Ole Gunnar Solskjaer saw his Manchester United side comfortably beaten at West Ham on Sunday as a poor run of form continues.
The Red Devils have won only five of the 17 matches played since Solskjaer was given the managerial job on a full-time basis in March.
Here, the PA news agency takes a look at some of the reasons behind the current struggles of the most successful club of the Premier League era.
This point covers a manner of sins.
Although Solskjaer should be praised for clearing out some of the unwanted, high-earning, underperforming players over the summer the required replacements were not ushered in.
Romelu Lukaku, Alexis Sanchez, Ander Herrera all departed over the summer and, even though the trio had varying degrees of success while at Old Trafford, none of them have been directly replaced.
Solskjaer, wise to the ways of United promoting from within, has done just that but the new crop of youngsters are not being integrated into a title-winning side led by Sir Alex Ferguson and with leaders and role models to smooth the process over.
Instead, the likes of Mason Greenwood, Axel Tuanzebe, Tahith Chong and Angel Gomes are being asked to adapt to senior football at a time when United's poor performances, disappointing results and clear lack of quality are being laid bare for all to see.
Following on from the first point, Solskjaer has also been unlucky with injuries in the opening weeks of the new campaign.
The 4-0 win over Chelsea on the opening weekend of the season was full of pace, vigour and promise.
But the main attractions of that game have struggled since. Anthony Martial has been sidelined with a thigh issue, Paul Pogba has missed the last three games with an ankle complaint and now Marcus Rashford is set for a spell on the sidelines with a groin injury suffered in the defeat at West Ham.
Full-back Luke Shaw is also missing, while Jesse Lingard has had a spell out and even Greenwood, the 17-year-old who scored his first senior goal in an unconvincing 1-0 Europa League win over Astana last week, missed the game at the London Stadium through tonsillitis.
So, with a squad already struggling for numbers, being hit with such injury issues only compounds Solskjaer's woes.

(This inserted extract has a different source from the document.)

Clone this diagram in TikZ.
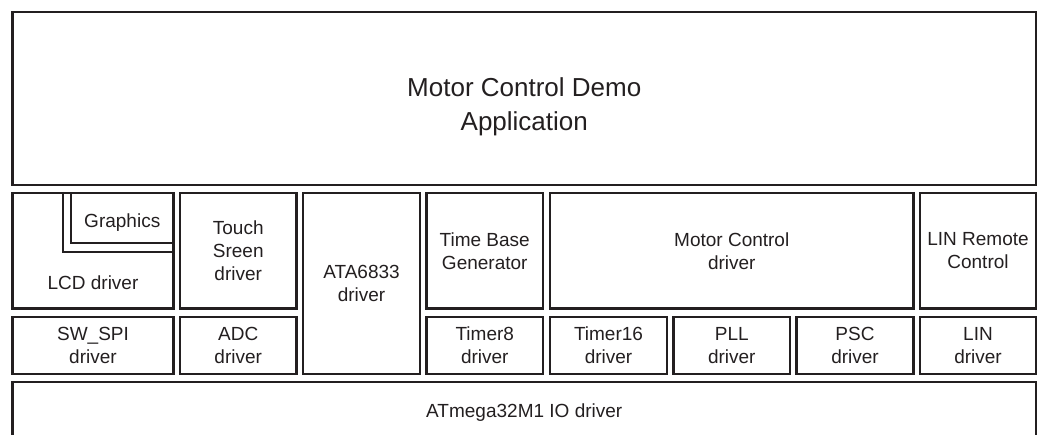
\documentclass[tikz,border=0pt]{standalone}
\usepackage{fontspec}
\setmainfont{Liberation Sans}
\usetikzlibrary{positioning,calc}
\definecolor{ink}{HTML}{231F20}
\tikzset{
  blk/.style ={draw=ink,line width=2.4pt,inner sep=0pt,align=center,text=ink,
               font=\fontsize{19}{23}\selectfont},
  txt/.style ={inner sep=0pt,align=center,text=ink,font=\fontsize{19}{23}\selectfont},
  big/.style ={txt,font=\fontsize{26}{34}\selectfont},
  sz/.style 2 args={minimum width=#1pt,minimum height=#2pt},
  wire/.style={draw=ink,line width=2.4pt},
}

\begin{document}
\begin{tikzpicture}[x=1pt,y=-1pt]
\clip (0,0) rectangle (1043,435);
% application layer
\node[blk,sz={1023.5}{173}] (APP) at (524.25,98.5) {};
\node[big] (APPt) at ($(APP.center)+(0,8)$) {Motor Control Demo\\Application};
% upper driver row
\node[blk,sz={161}{115.5}] (LCD) at (93,250.75) {};
\node[txt,above=20pt of LCD.south] (LCDt) {LCD driver};
\node[blk,sz={102.5}{50}] (GFX) at (122.25,218) {};
\node[txt,below=22pt of GFX.north] (GFXt) {Graphics};
\draw[wire] ($(GFX.north west)+(-7,0)$) |- ($(GFX.south east)+(0,8)$);
\node[blk,sz={116.5}{115.5}] (TS) at (238.25,250.75) {Touch\\Sreen\\driver};
\node[blk,sz={117}{181}] (ATA) at (361.5,283.5) {ATA6833\\driver};
\node[blk,sz={116.5}{115.5}] (TB) at (484.75,250.75) {Time Base\\Generator};
\node[blk,sz={363.5}{115.5}] (MC) at (731.75,250.75) {Motor Control\\driver};
\node[blk,sz={116}{115.5}] (LRC) at (978,250.75) {LIN Remote\\Control};
% lower driver row
\node[blk,sz={161}{57}] (SPI) at (93,345.5) {SW\_SPI\\driver};
\node[blk,sz={116.5}{57}] (ADC) at (238.25,345.5) {ADC\\driver};
\node[blk,sz={116.5}{57}] (T8) at (484.75,345.5) {Timer8\\driver};
\node[blk,sz={117}{57}] (T16) at (608.5,345.5) {Timer16\\driver};
\node[blk,sz={116.5}{57}] (PLL) at (731.75,345.5) {PLL\\driver};
\node[blk,sz={117}{57}] (PSC) at (855,345.5) {PSC\\driver};
\node[blk,sz={116}{57}] (LIN) at (978,345.5) {LIN\\driver};
% io layer
\node[blk,sz={1023.5}{60}] (IO) at (524.25,412) {};
\node[txt] (IOt) at ($(IO.center)+(0,1)$) {ATmega32M1 IO driver};
\end{tikzpicture}
\end{document}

Given their run of form spanning the end of last season and the start of the current one, it is no surprise that plenty of United's players seem bereft of belief.
There was a moment in the West Ham game, with the score still goalless, when Rashford was played in behind the defence – this pacey, strong attacking England international seemingly set free on the Hammers' goal.
But instead he dallied, barely controlling the ball and was easily dispossessed – a small moment but an incident which sums up the current confidence levels across seemingly the entire squad.
Contrast that to Solskjaer's run as caretaker manager when United were beating almost everyone in their path, playing some good football and seeing the smiles return that had slowly turned to scowls under Jose Mourinho.
Only victories – and victories achieved in a convincing manner – can truly address the issue of confidence among the players and those wins are certainly proving hard to come by at present.
Not all of the problems facing United can be solved in-house.
While their main rivals Manchester City and Liverpool look to be the sides tussling for the Premier League title once again, plenty of other teams in the division have improved over the past two years.
The 'big four' became the 'top six' and now there are clubs outside of that once unpoppable bubble who have designs on getting inside – and even if that is not possible, there are several sides good enough to beat United – as well as Chelsea, Tottenham and Arsenal.
Gone are the days of rolling the smaller teams over – it has been that way for a while – but United are now in danger of falling into the pack of sides who need to summon up all the qualities they can muster just to make sure they can pick up a valuable three points.